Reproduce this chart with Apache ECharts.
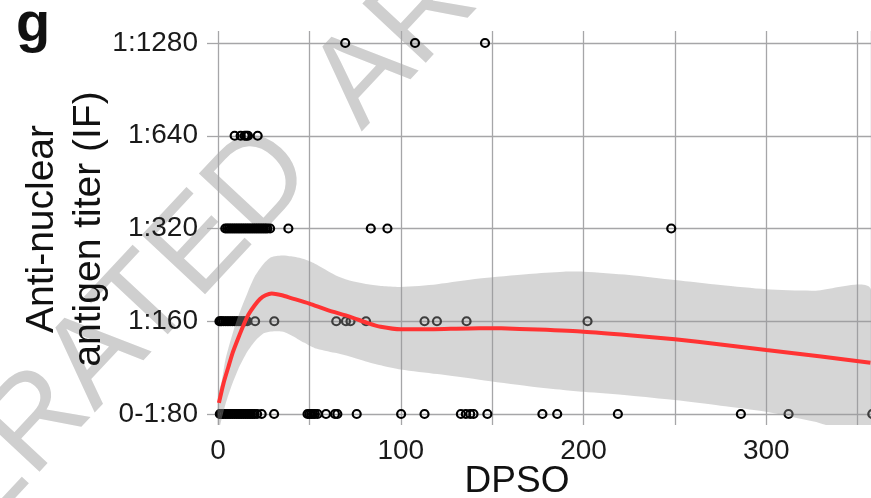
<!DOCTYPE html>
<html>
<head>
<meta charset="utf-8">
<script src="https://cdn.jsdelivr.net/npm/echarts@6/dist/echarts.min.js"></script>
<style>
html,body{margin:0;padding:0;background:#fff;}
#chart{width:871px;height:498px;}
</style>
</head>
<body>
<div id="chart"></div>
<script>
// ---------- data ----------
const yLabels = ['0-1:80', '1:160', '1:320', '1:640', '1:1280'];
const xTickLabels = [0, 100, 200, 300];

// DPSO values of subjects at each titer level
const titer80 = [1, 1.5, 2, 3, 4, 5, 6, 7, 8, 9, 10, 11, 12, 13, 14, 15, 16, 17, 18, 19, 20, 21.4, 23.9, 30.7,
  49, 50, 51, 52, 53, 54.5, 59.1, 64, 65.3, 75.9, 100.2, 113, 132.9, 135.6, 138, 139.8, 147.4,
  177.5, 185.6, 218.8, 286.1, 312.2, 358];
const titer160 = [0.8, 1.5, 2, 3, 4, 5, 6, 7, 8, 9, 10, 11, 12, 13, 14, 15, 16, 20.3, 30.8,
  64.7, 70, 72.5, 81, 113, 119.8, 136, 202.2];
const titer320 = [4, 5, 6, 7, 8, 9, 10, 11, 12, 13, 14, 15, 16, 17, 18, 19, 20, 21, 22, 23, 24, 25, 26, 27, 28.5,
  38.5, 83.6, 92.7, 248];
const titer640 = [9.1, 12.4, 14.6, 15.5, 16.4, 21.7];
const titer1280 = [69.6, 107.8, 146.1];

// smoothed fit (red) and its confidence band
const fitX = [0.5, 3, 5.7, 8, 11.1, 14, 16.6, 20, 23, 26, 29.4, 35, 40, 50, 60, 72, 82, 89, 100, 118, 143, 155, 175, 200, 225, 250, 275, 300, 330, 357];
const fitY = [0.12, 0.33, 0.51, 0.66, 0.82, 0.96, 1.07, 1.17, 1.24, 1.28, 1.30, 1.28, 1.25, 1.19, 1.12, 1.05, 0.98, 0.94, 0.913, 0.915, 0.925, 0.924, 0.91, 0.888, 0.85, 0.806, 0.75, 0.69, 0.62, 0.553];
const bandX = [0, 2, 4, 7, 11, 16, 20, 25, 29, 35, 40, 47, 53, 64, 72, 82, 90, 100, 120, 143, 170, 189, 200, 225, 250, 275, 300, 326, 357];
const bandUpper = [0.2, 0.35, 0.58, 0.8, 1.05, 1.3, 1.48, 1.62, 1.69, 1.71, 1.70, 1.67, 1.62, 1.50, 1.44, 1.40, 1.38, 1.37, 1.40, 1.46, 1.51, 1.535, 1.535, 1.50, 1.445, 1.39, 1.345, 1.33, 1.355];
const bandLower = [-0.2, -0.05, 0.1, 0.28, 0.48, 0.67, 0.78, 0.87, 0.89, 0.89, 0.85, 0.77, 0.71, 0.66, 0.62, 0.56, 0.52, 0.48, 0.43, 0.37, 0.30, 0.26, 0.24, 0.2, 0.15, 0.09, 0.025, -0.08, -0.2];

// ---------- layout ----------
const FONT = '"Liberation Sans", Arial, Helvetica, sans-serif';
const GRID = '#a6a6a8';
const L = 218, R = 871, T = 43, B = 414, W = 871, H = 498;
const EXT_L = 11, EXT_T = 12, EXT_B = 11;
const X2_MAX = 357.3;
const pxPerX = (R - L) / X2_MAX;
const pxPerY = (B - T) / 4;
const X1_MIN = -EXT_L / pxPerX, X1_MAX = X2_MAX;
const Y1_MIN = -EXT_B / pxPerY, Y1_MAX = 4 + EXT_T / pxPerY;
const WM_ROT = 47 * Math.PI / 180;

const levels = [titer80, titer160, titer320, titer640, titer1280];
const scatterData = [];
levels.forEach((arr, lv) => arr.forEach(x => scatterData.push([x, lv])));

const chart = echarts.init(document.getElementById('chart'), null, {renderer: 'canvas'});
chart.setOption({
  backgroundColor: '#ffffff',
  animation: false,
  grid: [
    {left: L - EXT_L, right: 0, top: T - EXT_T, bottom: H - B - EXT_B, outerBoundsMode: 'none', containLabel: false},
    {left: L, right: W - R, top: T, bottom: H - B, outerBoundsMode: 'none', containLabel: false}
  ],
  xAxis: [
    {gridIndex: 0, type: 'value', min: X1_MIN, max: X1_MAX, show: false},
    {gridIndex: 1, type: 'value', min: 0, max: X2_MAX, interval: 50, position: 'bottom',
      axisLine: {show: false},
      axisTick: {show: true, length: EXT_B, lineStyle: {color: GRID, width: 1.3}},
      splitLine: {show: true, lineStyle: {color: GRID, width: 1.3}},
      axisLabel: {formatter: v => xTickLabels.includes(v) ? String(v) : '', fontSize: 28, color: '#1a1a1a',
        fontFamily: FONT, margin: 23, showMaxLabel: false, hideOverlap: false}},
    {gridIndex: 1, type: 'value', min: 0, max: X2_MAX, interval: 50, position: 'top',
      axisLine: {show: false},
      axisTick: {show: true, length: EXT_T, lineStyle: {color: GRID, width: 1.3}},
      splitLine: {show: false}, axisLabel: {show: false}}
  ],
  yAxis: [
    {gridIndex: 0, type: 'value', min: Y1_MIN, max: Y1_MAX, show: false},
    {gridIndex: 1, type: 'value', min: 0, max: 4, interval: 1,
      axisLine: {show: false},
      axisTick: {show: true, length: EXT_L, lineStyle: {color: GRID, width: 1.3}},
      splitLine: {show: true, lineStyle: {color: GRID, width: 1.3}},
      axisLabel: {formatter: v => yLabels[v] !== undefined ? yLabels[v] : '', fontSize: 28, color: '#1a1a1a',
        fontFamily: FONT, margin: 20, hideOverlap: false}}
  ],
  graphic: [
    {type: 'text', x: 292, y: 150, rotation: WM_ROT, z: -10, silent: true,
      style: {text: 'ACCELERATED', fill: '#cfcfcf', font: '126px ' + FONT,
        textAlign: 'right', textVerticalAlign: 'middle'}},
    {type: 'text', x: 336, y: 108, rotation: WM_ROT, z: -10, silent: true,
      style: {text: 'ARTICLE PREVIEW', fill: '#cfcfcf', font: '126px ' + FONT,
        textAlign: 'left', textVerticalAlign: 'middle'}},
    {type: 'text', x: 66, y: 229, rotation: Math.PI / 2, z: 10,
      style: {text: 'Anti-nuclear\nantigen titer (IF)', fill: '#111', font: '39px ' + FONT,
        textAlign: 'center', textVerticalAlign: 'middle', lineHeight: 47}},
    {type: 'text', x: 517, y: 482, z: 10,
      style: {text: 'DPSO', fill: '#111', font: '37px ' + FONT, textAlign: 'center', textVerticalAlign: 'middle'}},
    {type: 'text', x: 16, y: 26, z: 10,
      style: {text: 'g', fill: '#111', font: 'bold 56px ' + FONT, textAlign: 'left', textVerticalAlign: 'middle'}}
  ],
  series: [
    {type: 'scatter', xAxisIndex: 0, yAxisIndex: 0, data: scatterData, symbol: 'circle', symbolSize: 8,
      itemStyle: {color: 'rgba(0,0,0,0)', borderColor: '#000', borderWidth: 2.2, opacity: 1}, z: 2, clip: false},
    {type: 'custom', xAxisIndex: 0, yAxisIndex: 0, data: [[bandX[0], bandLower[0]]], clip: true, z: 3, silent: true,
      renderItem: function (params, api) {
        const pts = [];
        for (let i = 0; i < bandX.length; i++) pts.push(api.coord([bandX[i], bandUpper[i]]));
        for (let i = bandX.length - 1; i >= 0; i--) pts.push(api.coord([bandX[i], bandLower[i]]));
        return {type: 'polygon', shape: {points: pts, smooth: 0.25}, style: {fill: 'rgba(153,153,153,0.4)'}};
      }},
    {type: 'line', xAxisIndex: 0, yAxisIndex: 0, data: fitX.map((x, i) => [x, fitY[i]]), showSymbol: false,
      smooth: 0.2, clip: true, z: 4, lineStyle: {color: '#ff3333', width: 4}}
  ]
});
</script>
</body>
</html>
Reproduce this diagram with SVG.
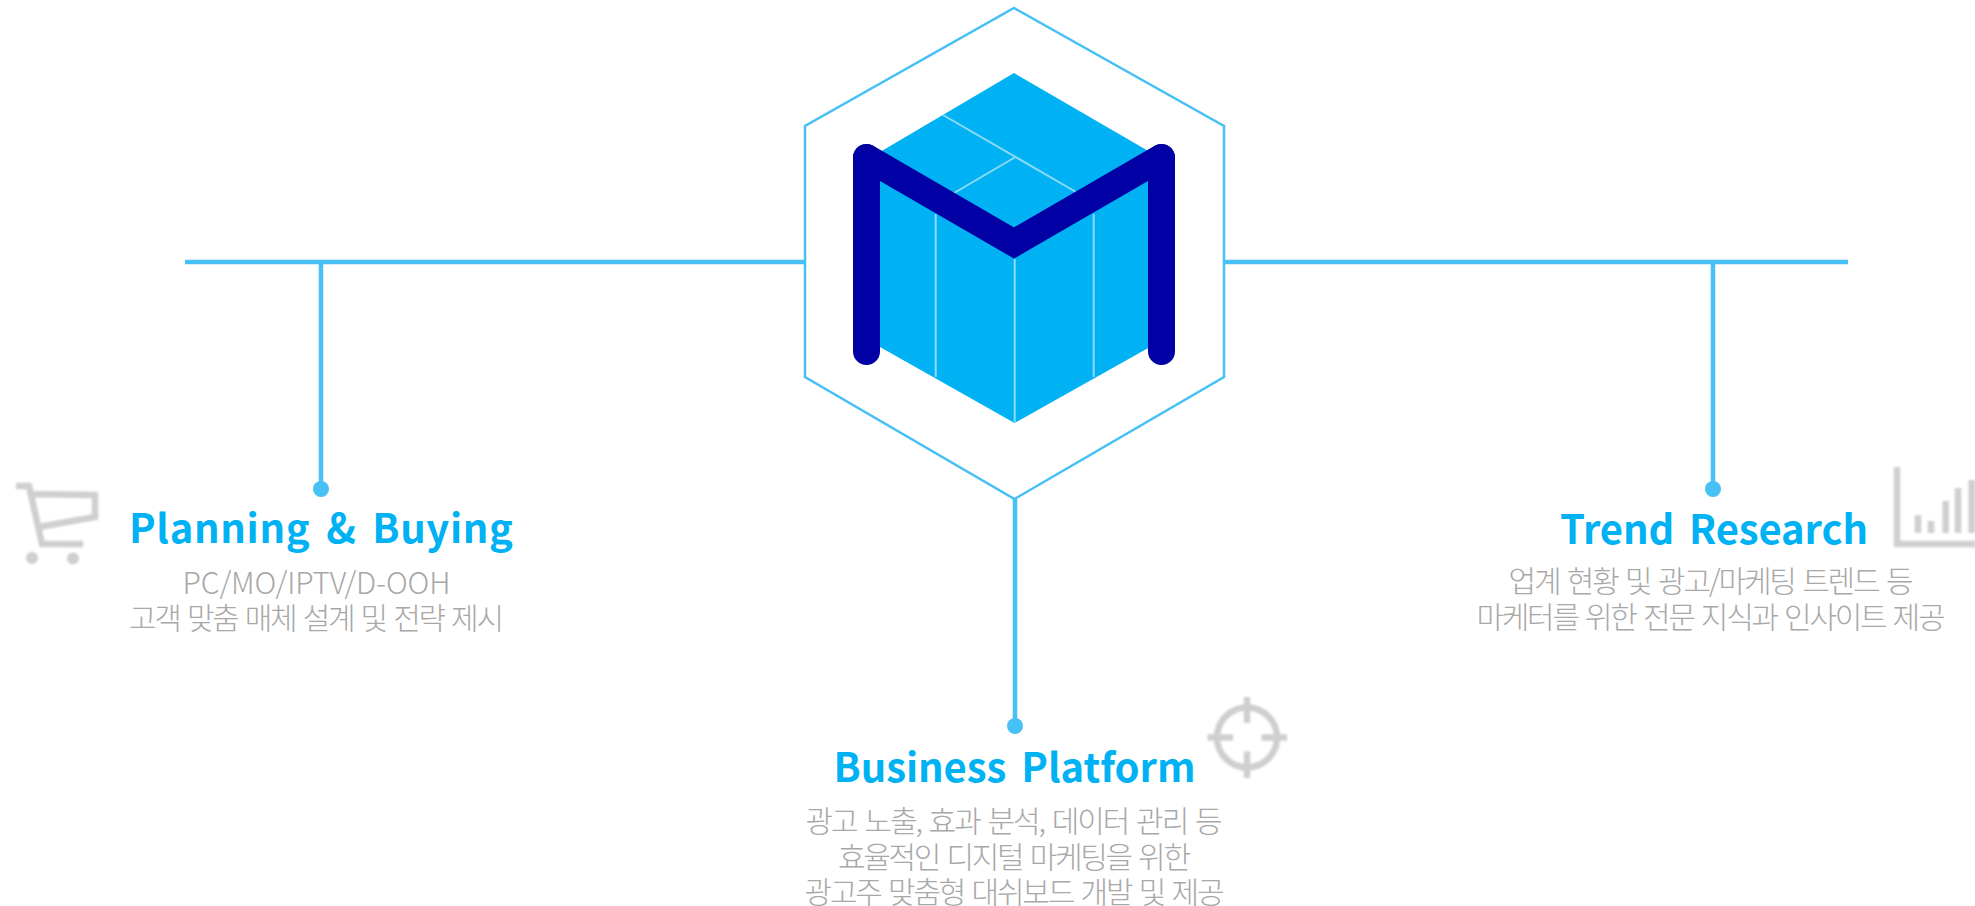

+-------+

• EXERCISE AIM
Only the lines from the top of the data through the line with "const xTickLabels = [0, 100, 200, 300];" should be quoted, exactly and with both ends kept; skip the pictures.

• RESPONSE FOR THIS EXERCISE
Reproduce this chart with Apache ECharts.
<!DOCTYPE html>
<html>
<head>
<meta charset="utf-8">
<script src="https://cdn.jsdelivr.net/npm/echarts@6/dist/echarts.min.js"></script>
<style>
html,body{margin:0;padding:0;background:#fff;}
#chart{width:871px;height:498px;}
</style>
</head>
<body>
<div id="chart"></div>
<script>
// ---------- data ----------
const yLabels = ['0-1:80', '1:160', '1:320', '1:640', '1:1280'];
const xTickLabels = [0, 100, 200, 300];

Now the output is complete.